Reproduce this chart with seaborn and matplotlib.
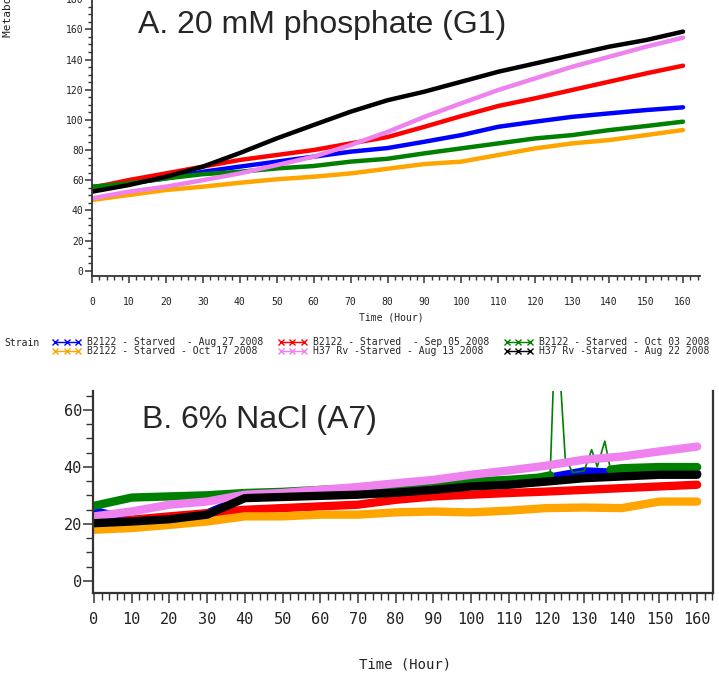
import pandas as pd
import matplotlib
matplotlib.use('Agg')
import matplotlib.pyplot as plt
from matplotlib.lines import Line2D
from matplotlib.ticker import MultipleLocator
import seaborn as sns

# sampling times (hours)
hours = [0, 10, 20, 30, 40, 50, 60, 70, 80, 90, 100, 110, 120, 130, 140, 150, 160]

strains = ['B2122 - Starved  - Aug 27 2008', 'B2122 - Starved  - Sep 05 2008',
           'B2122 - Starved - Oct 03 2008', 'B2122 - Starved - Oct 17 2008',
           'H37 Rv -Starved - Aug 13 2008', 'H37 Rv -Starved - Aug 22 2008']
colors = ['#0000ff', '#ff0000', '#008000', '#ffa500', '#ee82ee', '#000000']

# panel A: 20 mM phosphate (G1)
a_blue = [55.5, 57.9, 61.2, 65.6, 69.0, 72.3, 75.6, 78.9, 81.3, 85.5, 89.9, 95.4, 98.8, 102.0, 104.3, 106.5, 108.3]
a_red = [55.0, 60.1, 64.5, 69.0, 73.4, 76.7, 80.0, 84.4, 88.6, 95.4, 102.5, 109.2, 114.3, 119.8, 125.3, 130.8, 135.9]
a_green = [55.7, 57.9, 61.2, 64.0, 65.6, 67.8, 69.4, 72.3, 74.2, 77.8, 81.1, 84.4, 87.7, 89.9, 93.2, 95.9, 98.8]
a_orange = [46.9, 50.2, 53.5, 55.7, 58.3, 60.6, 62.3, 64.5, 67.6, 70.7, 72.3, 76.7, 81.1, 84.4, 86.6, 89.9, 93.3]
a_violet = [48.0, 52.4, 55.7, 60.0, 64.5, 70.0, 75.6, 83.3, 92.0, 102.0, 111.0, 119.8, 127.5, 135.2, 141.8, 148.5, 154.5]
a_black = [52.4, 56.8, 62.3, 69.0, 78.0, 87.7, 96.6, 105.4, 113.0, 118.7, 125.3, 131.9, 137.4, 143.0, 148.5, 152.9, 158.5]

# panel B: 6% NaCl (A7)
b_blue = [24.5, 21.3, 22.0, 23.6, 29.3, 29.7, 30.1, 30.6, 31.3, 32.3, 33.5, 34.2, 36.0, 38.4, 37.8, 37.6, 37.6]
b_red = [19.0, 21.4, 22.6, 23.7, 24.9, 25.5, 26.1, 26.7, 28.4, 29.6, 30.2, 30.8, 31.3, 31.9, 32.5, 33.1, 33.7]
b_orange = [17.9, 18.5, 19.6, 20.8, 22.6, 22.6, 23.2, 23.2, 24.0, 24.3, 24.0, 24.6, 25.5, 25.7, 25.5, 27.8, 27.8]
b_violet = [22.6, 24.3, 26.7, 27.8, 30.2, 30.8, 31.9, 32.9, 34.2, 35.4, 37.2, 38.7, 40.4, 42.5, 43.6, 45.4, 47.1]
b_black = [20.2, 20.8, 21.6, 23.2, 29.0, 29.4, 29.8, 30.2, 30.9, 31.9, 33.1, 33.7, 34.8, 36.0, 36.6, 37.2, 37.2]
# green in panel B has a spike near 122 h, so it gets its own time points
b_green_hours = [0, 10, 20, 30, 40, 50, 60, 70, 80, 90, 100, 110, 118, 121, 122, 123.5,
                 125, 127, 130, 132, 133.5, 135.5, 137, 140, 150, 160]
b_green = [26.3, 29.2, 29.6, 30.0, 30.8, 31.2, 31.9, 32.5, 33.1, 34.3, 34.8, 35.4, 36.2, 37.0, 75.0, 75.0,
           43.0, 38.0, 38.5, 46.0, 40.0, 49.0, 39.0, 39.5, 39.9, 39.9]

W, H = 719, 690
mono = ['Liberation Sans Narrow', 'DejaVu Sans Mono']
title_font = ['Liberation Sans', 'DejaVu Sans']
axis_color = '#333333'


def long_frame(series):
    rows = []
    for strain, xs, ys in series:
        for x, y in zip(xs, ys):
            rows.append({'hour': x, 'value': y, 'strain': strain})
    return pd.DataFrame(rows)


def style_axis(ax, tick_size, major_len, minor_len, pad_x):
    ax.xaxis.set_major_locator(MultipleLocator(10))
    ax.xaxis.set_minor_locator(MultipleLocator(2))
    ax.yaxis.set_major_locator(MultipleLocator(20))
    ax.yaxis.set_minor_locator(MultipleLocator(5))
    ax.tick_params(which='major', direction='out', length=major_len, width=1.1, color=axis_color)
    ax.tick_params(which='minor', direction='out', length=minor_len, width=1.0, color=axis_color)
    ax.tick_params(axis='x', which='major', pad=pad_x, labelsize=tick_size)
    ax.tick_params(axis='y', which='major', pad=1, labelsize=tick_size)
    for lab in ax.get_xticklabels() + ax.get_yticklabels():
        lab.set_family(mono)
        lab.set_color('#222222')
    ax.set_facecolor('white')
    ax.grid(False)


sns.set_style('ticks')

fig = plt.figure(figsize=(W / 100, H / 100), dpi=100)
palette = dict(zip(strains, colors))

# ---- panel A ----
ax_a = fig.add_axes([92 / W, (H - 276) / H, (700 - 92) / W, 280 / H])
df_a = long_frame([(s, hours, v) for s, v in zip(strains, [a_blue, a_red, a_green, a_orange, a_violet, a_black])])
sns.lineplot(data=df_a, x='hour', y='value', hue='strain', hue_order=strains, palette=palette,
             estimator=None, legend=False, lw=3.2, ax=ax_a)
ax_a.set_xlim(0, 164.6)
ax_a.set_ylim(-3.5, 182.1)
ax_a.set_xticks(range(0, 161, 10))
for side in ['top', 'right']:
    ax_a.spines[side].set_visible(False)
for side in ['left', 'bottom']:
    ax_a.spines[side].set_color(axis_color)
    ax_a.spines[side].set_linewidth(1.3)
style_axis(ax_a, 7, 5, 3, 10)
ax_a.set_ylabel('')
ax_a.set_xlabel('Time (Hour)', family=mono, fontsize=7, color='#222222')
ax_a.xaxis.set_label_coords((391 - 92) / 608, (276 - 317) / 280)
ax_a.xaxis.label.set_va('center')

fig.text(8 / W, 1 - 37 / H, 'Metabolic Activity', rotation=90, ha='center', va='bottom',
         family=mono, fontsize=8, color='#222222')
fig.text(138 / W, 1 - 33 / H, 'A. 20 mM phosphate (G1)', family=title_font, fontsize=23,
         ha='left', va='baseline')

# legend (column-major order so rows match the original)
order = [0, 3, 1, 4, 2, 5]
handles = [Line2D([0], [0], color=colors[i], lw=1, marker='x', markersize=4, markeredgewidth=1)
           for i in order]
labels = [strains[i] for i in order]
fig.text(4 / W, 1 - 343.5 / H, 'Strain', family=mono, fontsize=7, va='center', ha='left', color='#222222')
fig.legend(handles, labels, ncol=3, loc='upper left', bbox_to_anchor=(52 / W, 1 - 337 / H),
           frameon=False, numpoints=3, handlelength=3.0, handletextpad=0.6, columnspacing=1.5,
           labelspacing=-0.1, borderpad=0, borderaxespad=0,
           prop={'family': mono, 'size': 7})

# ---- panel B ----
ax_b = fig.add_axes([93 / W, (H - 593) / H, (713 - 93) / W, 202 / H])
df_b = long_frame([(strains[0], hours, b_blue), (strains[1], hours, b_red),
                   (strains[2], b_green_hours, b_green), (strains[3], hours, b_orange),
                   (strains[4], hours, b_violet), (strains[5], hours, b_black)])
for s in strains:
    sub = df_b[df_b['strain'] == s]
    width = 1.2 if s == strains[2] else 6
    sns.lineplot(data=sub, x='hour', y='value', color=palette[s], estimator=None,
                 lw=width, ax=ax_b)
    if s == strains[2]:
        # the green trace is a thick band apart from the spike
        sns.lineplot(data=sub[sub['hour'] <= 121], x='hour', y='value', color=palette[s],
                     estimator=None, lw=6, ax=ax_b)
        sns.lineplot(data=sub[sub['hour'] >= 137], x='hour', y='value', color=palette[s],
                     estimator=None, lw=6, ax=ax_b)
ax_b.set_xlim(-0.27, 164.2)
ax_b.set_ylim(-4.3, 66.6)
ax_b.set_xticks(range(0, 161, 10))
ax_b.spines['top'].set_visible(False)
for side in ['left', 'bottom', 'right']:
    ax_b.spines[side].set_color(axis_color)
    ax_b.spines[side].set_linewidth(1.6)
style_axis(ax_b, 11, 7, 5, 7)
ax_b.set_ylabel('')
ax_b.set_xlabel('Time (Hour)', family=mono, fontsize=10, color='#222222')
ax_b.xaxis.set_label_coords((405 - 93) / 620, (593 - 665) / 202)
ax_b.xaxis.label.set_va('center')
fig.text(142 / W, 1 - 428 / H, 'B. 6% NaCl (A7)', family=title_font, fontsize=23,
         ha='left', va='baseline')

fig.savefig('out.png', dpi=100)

..........

* **TASK BRIEF**:
Extract every line containing the string "matplotlib" from the data above.

* **FULL RESPONSE**:
Reproduce this chart with seaborn and matplotlib.
import matplotlib
matplotlib.use('Agg')
import matplotlib.pyplot as plt
from matplotlib.lines import Line2D
from matplotlib.ticker import MultipleLocator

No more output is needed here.